# Angelschein im Ausland ?



## Ombre (5. August 2005)

Hallo !

Ich bin neu hier und hab ne Frage zu dem Angelschein. Ich fahr in Kürze mit meinem Schwager nach Polen (angeln).Da ich seit 1 Jahr erst überhaupt angeln geh (sehr selten) hab ich auch kein gemacht. Mein Schwager fährt jedes Jahr dahin und meinte er "mach dort Angelschein". Jetzt frag ich hier ob es geht dort Angelschein zu machen und später hier ihn anerkennen zu lassen? Da ich keine Ahnung hab will nicht auf die Nase landen, dort einen zu machen und hier auch einen. Selbst wenn ich auch aus Polen komm, fahr ich nicht jeden Urlaub hin um zu Angeln und wenn ich den Angelschein nicht anerkannt bekomme dann hab ich es vielleicht umsonst gemacht und weil ich nicht weiß, stell Euch die Frage ob es geht oder soll ich es sein lassen!

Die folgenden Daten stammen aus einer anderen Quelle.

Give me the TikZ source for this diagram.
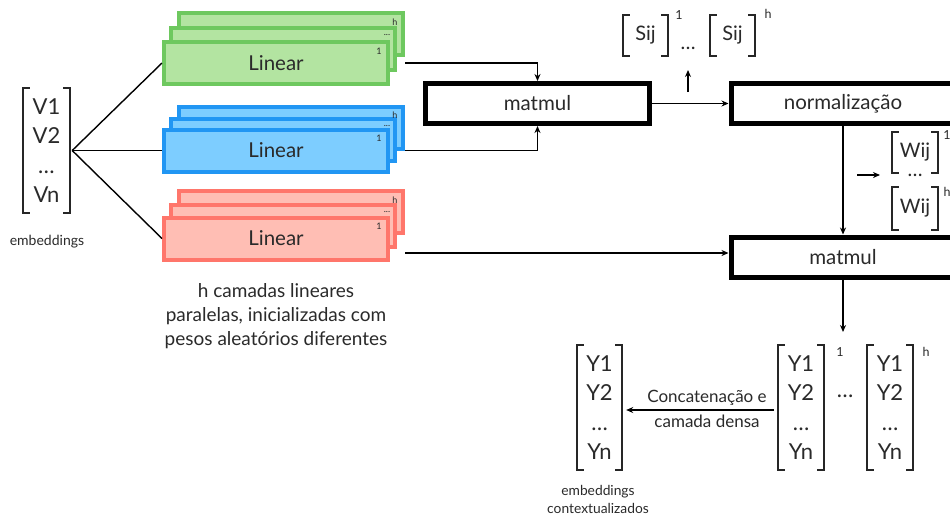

Danke in voraus Ombre !!!|bla: |bla: |bla: |wavey:


----------



## sammycr65 (5. August 2005)

*AW: Angelschein im Ausland ?*

Um sicher zu gehen würde ich bei der Fischereibehörde nachfragen!

Is auch sicherlich von Bundesland zu Bundesland verschieden!

Ach so! Willkommen on Board und viel Spaß hier!#6

der Sammy


----------



## Angler77 (5. August 2005)

*AW: Angelschein im Ausland ?*

Also in polen angelschein? In polnisch? Hmm? 
Keine ahnung.


----------



## Blackmore (27. August 2005)

*AW: Angelschein im Ausland ?*

Angelschein kann man kaufen. Ich habe in Masuren 8 Euro für zwei Wochen bezahlt. Angelscheine sind immer einem Gewässer zugehörig. Nach dem deutschen Schein fragt dort niemand. Angelscheine gibt es in speziellen Angelläden oder auch sogar in kleinen Läden in kleinen Dörfern. Ich habe auch den polnischen Namen dafür, kann man aber auch alles im Internet finden.


----------



## René1964 (28. August 2005)

*AW: Angelschein im Ausland ?*

Kann mir nicht recht vorstellen, daß die Ämter das hier anerkennen, wenn Du in PL im Urlaub nen Schein machst und den hier umschreiben lässt. Zumal hier ja einiges Gedöns mit Pflichtstunden etc. gemacht wird.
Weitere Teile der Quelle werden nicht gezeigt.